Friday, July 20, 2012

Offbeat Observations Not Found on Facebook








A few nights ago, I spent some time watching TV with a couple friends. During commercials, a promo for the remake of Total Recall was shown, and I quite honestly griped, "A lot of these kids today don't even know about the original Total Recall." That's right. At the age of 29, I've already begun starting sentences with the disapproving words, "A lot of these kids today..."



I was rightfully called out and kidded for saying such a thing, and I realized I had inadvertently provided myself with further motivation to delete my Facebook account. At my age, if you're going to begin a sentence in the fashion that I did, you don't belong on Facebook. You barely deserve to have an e-mail account. In light of that, I'm resigned to unleashing my grouchy nostalgia elsewhere, on a digital sovereign nation such as this blog.




On the drive home, my friend mentioned that he had read the final status I posted--which included the sentiment, "I sincerely want each and every one of you to know that I'd really like to stay in contact with half of you...tops"--and advised me not to take myself so seriously.




I replied, "Dude, that's why I'm getting off of Facebook in the first place."

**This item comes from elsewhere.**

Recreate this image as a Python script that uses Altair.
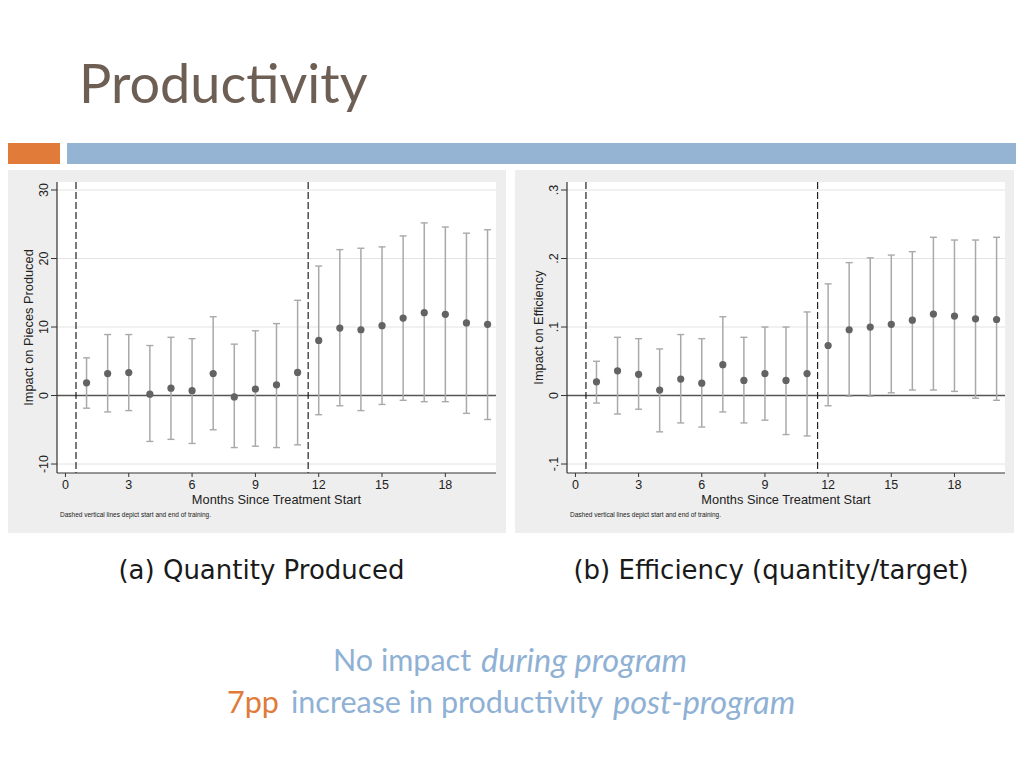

What a verbal victory that was. Seriously.



Anyway, my plan is to provide some concise jokes and observation on this blog with greater regularity, and if the locals who asked to be my Facebook friend even though they don't acknowledge me in-person never happen upon these offbeat thoughts, that's better than OK: it's fantastic. I'm not going to miss that sort of maddening behavior in the real world.



But enough digital bridge-burning. Here are some jokes.

1.) In the movie Total Recall, after Arnold learns of the shocking fallacies of what he once understood as reality, he should have exclaimed, "ZEES IS NOT MY BEAUTIFUL HOUSE! ZEES IS NOT MY BEAUTIFUL WIFE!" Then there should have been a musical montage in which he puts on a comically oversized suit, snorts some cocaine with David Byrne, and at last becomes a Psycho Killer.

2.) So-called "animal-expert" Jack Hannah is a moron! I saw just him on an afternoon talk-show, summarizing the traits of a certain kind of sloth, and Hannah mentioned how often the animal "goes to the bathroom." Sloths don't go to the bathroom, stupid; they just shit in the wilderness!

3.) One of my co-workers is incredibly difficult to understand when she speaks. She speaks in the feisty and hurried cadence of James Brown. Sometimes I find myself agreeing with incomprehensible gibberish. I'm in the process of writing a candid yet respectful note to read to her, in order to address the problem, but considering that she is in fact African-American, I might have to change the name of it. Its working title is, "The Enunciation Proclamation."